Even in Jerusalem, he says, there is no clear physical record of what occurred in the 10th Century BCE, when David and later his son Saul were to have ruled. In large part that’s because the city, inhabited continuously since David’s time, is extremely difficult to excavate.

“No archeological site gave you such a clear picture about the Kingdom of David” as this one, he told the JTA after hiking down from the site.

He will be presenting his findings Tuesday to colleagues at Harvard University in Boston.

But Israel Finkelstein, a Tel Aviv University archeologist and author of “David and Solomon: In Search of the Bible’s Sacred Kings and the Roots of the Western Tradition,” disagrees.

“David and Solomon were historical figures, but we have to look at every piece of evidence very carefully,” he says, crucial of the rush to make conclusions on a site that he says is indeed important for understanding more about the time.

Finkelstein, a father of the scholarly group that is skeptical that the biblical narrative can be proven through archeology, thinks it’s too early to say whether the city was in fact Judean. He suggests it is even more likely a Philistine city because of its physical proximity to Gath, a major Philistine town and according to the Bible, Goliath’s hometown.

Garfinkel says he is open to the possibility that the site could turn out to be Philistine, but thinks it is unlikely because of a lack of pig bones found there and the writing on the pottery shard.

Finkelstein, however, also casts doubt on whether the Proto-Canaanite script found on the pottery shard will be confirmed as Hebrew and outright dismisses the notion that the site could be the Sha’arayim mentioned in the Bible.

He says it could not be the same town because when Sha’arayim is listed as a Judean town in the Book of Joshua, it is clustered with a group of places that have all been dated to the seventh century BCE and the site of the Elah Fortress was shown to have been abandoned at least 200 years earlier.

“Archeology has always been used in many places in the world to support this or that idea or theory that have to deal with the holy and nation building,” says Finkelstein, seeing the way this site is being approached as another example.

Barnea Selevan, the co-director of Foundation Stone, says the significance of the site for his organization is at least in part “because some people say the Bible has no historical basis to it.”

Garfinkel cautions that the excavation is still in very early stages and that it will take the next decade to unearth even 30 to 40 percent of the city.

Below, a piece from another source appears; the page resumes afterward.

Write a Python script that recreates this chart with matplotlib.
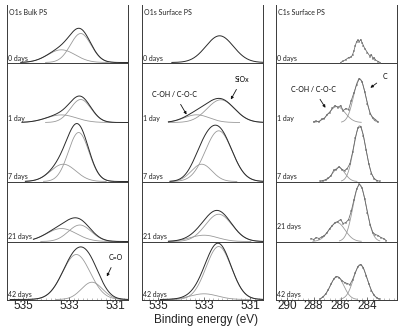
import numpy as np
import matplotlib
matplotlib.use("Agg")
import matplotlib.pyplot as plt

plt.rcParams['font.family'] = ['Lato', 'DejaVu Sans']

# ---------------- data ----------------
days = ["0 days", "1 day", "7 days", "21 days", "42 days"]
panel_titles = ["O1s Bulk PS", "O1s Surface PS", "C1s Surface PS"]
o1s_ticks = [535, 533, 531]
c1s_ticks = [290, 288, 286, 284]

# O1s bulk: fitted components (centre eV, height, sigma eV) per day
bulk_main_c = [532.49, 532.49, 532.58, 532.53, 532.68]
bulk_main_h = [29.0, 23.0, 49.0, 16.5, 45.0]
bulk_main_s = [0.45, 0.45, 0.45, 0.50, 0.60]
bulk_hi_c = [533.33, 533.33, 533.25, 533.33, 533.30]
bulk_hi_h = [12.7, 7.6, 17.3, 13.0, 0.0]
bulk_hi_s = [0.60, 0.65, 0.55, 0.65, 0.55]
bulk_co_c = [532.0, 532.0, 532.0, 532.0, 532.0]
bulk_co_h = [0.0, 0.0, 0.0, 0.0, 17.3]
bulk_co_s = [0.46, 0.46, 0.46, 0.46, 0.46]
bulk_range = [(535.1, 530.43), (535.05, 530.43), (534.9, 530.43), (534.55, 530.43), (535.55, 530.43)]

# O1s surface: SiOx and C-OH / C-O-C components
surf_si_c = [532.32, 532.27, 532.36, 532.36, 532.36]
surf_si_h = [26.7, 22.7, 50.7, 27.3, 53.0]
surf_si_s = [0.60, 0.60, 0.58, 0.58, 0.55]
surf_oh_c = [533.2, 533.32, 533.10, 533.0, 533.0]
surf_oh_h = [0.0, 7.7, 17.3, 6.3, 5.7]
surf_oh_s = [0.50, 0.55, 0.45, 0.60, 0.60]
surf_range = [(534.4, 530.43), (534.55, 530.43), (534.48, 530.43), (534.55, 530.43), (534.9, 530.43)]

# C1s surface: components
c1s_c_c = [284.58, 284.58, 284.58, 284.58, 284.53]
c1s_c_h = [0.0, 43.7, 55.7, 57.0, 35.0]
c1s_c_s = [0.45, 0.45, 0.45, 0.50, 0.50]
c1s_oh_c = [286.26, 286.26, 286.13, 286.26, 286.26]
c1s_oh_h = [0.0, 16.0, 14.0, 19.0, 23.0]
c1s_oh_s = [0.60, 0.60, 0.45, 0.60, 0.50]

c1s_E_0 = [286.0, 285.8, 285.6, 285.4, 285.2, 285.1, 285.0, 284.9, 284.8, 284.7, 284.6, 284.5,
           284.4, 284.3, 284.2, 284.0, 283.8, 283.7, 283.6, 283.5, 283.4, 283.2, 283.05]
c1s_I_0 = [0, 1.5, 3, 5, 5.5, 8, 12, 17, 21, 22.5, 21, 23, 20, 17, 14, 10, 6, 8, 4, 5, 2.5, 1, 0]
c1s_E_1 = [288.0, 287.8, 287.6, 287.4, 287.2, 287.0, 286.8, 286.6, 286.4, 286.2, 286.0, 285.8, 285.6,
           285.4, 285.2, 285.0, 284.8, 284.6, 284.4, 284.2, 284.0, 283.8, 283.6, 283.4, 283.2]
c1s_I_1 = [1, 1.5, 0.5, 3.5, 4, 8, 10, 14.5, 17, 15, 17, 12, 14, 13, 22, 30, 38, 44, 41, 31, 19, 9, 5, 3, 0.5]
c1s_E_7 = [287.5, 287.3, 287.1, 286.9, 286.7, 286.5, 286.3, 286.1, 285.9, 285.7, 285.5, 285.3,
           285.1, 284.9, 284.7, 284.5, 284.3, 284.1, 283.9, 283.7, 283.5, 283.3, 283.1]
c1s_I_7 = [0.5, 1, 2, 3.5, 6, 11.5, 12, 15, 12, 11, 13, 18, 29.5, 43.6, 53.7, 55, 46, 31.5, 18, 8, 3, 1, 0.3]
c1s_E_21 = [288.2, 288.0, 287.8, 287.6, 287.4, 287.2, 287.0, 286.8, 286.6, 286.4, 286.2, 286.0, 285.8,
            285.6, 285.4, 285.2, 285.0, 284.8, 284.6, 284.4, 284.2, 284.0, 283.8, 283.6, 283.4, 283.2,
            283.0, 282.8, 282.6]
c1s_I_21 = [3, 2, 4, 3, 4.5, 6, 9, 13, 16, 19, 20, 22, 18, 19, 22, 30.4, 42, 52.7, 57.4, 53.4, 42.7,
            29, 17, 9, 7, 6, 4, 3, 1]
c1s_E_42 = [287.5, 287.3, 287.1, 286.9, 286.7, 286.5, 286.3, 286.1, 285.9, 285.7, 285.5, 285.3,
            285.1, 284.9, 284.7, 284.5, 284.3, 284.1, 283.9, 283.7, 283.5, 283.3, 283.1]
c1s_I_42 = [0.5, 2.7, 5.6, 10, 15.6, 20.5, 23, 22, 19, 17, 16, 15, 20, 27, 33, 35, 31.6, 24, 16, 9,
            4.2, 1.7, 0.5]

# ---------------- layout / style ----------------
W, H = 415, 326
row_base = [237, 177, 118, 58, 0]
separators = [237, 118, 58]
panel_left = [7, 142, 276]
panel_w = 121
ax_bottom, ax_top = 299.5, 5
xlims = [(535.70, 530.43), (535.70, 530.43), (290.75, 281.8)]
ENV = '#2a2a2a'
COMP = '#9a9a9a'
DATA = '#666666'
LINE = '#3a3a3a'
AXFONT = ['Liberation Sans', 'DejaVu Sans']


def gauss(E, c, h, s):
    return h * np.exp(-0.5 * ((E - c) / s) ** 2)


def comp_curve(ax, rng, c, h, s, base, color=COMP, lw=0.6, span=3.4):
    if h <= 0:
        return
    hi = min(rng[0], c + span * s)
    lo = max(rng[1], c - span * s)
    E = np.linspace(hi, lo, 200)
    ax.plot(E, base + gauss(E, c, h, s), color=color, lw=lw, zorder=2)


fig = plt.figure(figsize=(W / 100, H / 100), dpi=100)
axes = []
for p in range(3):
    ax = fig.add_axes([panel_left[p] / W, (H - ax_bottom) / H, panel_w / W, (ax_bottom - ax_top) / H])
    ax.set_xlim(*xlims[p])
    ax.set_ylim(0, ax_bottom - ax_top)
    ax.spines['top'].set_visible(False)
    for s in ['left', 'right', 'bottom']:
        ax.spines[s].set_color(LINE)
        ax.spines[s].set_linewidth(0.7)
    ax.set_yticks([])
    for y in separators:
        ax.axhline(y, color=LINE, lw=0.7, zorder=1)
    ticks = o1s_ticks if p < 2 else c1s_ticks
    ax.set_xticks(ticks)
    ax.set_xticklabels([str(t) for t in ticks], fontfamily=AXFONT)
    if p < 2:
        ax.set_xticks(np.arange(530.6, 535.7, 0.2), minor=True)
    else:
        ax.set_xticks(np.arange(282.0, 290.8, 0.4), minor=True)
    ax.tick_params(axis='x', which='major', direction='in', length=2, width=0.5, pad=0.1,
                   labelsize=8.5, color=LINE, labelcolor='#222')
    ax.tick_params(axis='x', which='minor', direction='in', length=1.2, width=0.4, color='#888')
    ax.text(0.02, 287, panel_titles[p], transform=ax.get_yaxis_transform(), fontsize=5,
            va='center', ha='left', color='#222')
    for i, d in enumerate(days):
        dy = 12 if (p == 2 and i == 3) else 1
        ax.text(0.012, row_base[i] + dy, d, transform=ax.get_yaxis_transform(), fontsize=5,
                va='bottom', ha='left', color='#222')
    axes.append(ax)

arrow = dict(arrowstyle='-|>', color='#111', lw=0.6, mutation_scale=4, shrinkA=3, shrinkB=0)

# panel 1: O1s bulk
ax = axes[0]
for i in range(5):
    b = row_base[i]
    rng = bulk_range[i]
    E = np.linspace(rng[0], rng[1], 300)
    env = (gauss(E, bulk_main_c[i], bulk_main_h[i], bulk_main_s[i]) +
           gauss(E, bulk_hi_c[i], bulk_hi_h[i], bulk_hi_s[i]) +
           gauss(E, bulk_co_c[i], bulk_co_h[i], bulk_co_s[i]))
    ax.plot(E, b + env, color=ENV, lw=0.7, zorder=3)
    comp_curve(ax, rng, bulk_main_c[i], bulk_main_h[i], bulk_main_s[i], b)
    comp_curve(ax, rng, bulk_hi_c[i], bulk_hi_h[i], bulk_hi_s[i], b)
    comp_curve(ax, rng, bulk_co_c[i], bulk_co_h[i], bulk_co_s[i], b)
ax.annotate("C=O", xy=(531.35, 23), xytext=(530.96, 42), fontsize=5, ha='center', va='center',
            arrowprops=arrow)

# panel 2: O1s surface
ax = axes[1]
for i in range(5):
    b = row_base[i]
    rng = surf_range[i]
    E = np.linspace(rng[0], rng[1], 300)
    env = (gauss(E, surf_si_c[i], surf_si_h[i], surf_si_s[i]) +
           gauss(E, surf_oh_c[i], surf_oh_h[i], surf_oh_s[i]))
    ax.plot(E, b + env, color=ENV, lw=0.7, zorder=3)
    if surf_oh_h[i] > 0:
        comp_curve(ax, rng, surf_si_c[i], surf_si_h[i], surf_si_s[i], b, span=6)
        comp_curve(ax, rng, surf_oh_c[i], surf_oh_h[i], surf_oh_s[i], b)
ax.annotate("C-OH / C-O-C", xy=(533.76, 185), xytext=(534.27, 205), fontsize=5, ha='center',
            va='center', arrowprops=arrow)
ax.annotate("SiOx", xy=(531.83, 200), xytext=(531.35, 220), fontsize=5, ha='center',
            va='center', arrowprops=arrow)

# panel 3: C1s surface
ax = axes[2]
c1s_E = [c1s_E_0, c1s_E_1, c1s_E_7, c1s_E_21, c1s_E_42]
c1s_I = [c1s_I_0, c1s_I_1, c1s_I_7, c1s_I_21, c1s_I_42]
for i in range(5):
    b = row_base[i]
    rng = (max(c1s_E[i]), min(c1s_E[i]))
    comp_curve(ax, rng, c1s_c_c[i], c1s_c_h[i], c1s_c_s[i], b, span=3.0)
    comp_curve(ax, rng, c1s_oh_c[i], c1s_oh_h[i], c1s_oh_s[i], b, span=3.0)
    ax.plot(c1s_E[i], b + np.array(c1s_I[i]), color=DATA, lw=0.55, marker='+', ms=1.6,
            mew=0.35, zorder=3)
ax.annotate("C-OH / C-O-C", xy=(287.12, 191.7), xytext=(287.99, 210), fontsize=5, ha='center',
            va='center', arrowprops=arrow)
ax.annotate("C", xy=(283.78, 211.7), xytext=(282.68, 222.7), fontsize=5, ha='center',
            va='center', arrowprops=arrow)

fig.text(206 / W, 0.0, "Binding energy (eV)", ha='center', va='bottom', fontsize=8.5,
         color='#222', family=AXFONT)

fig.savefig("out.png", dpi=100)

He notes that it was first surveyed by British archeologists in the 19th century but was then largely forgotten until his carbon dating of its stones found it dated to the elusive but important 10th century BCE period.

“All throughout the 20th century it was forgotten,” and now it could be a turning point find, he muses.

“It’s very exciting,” Garfinkel says. “You have a theory and then you begin to be able to prove it.”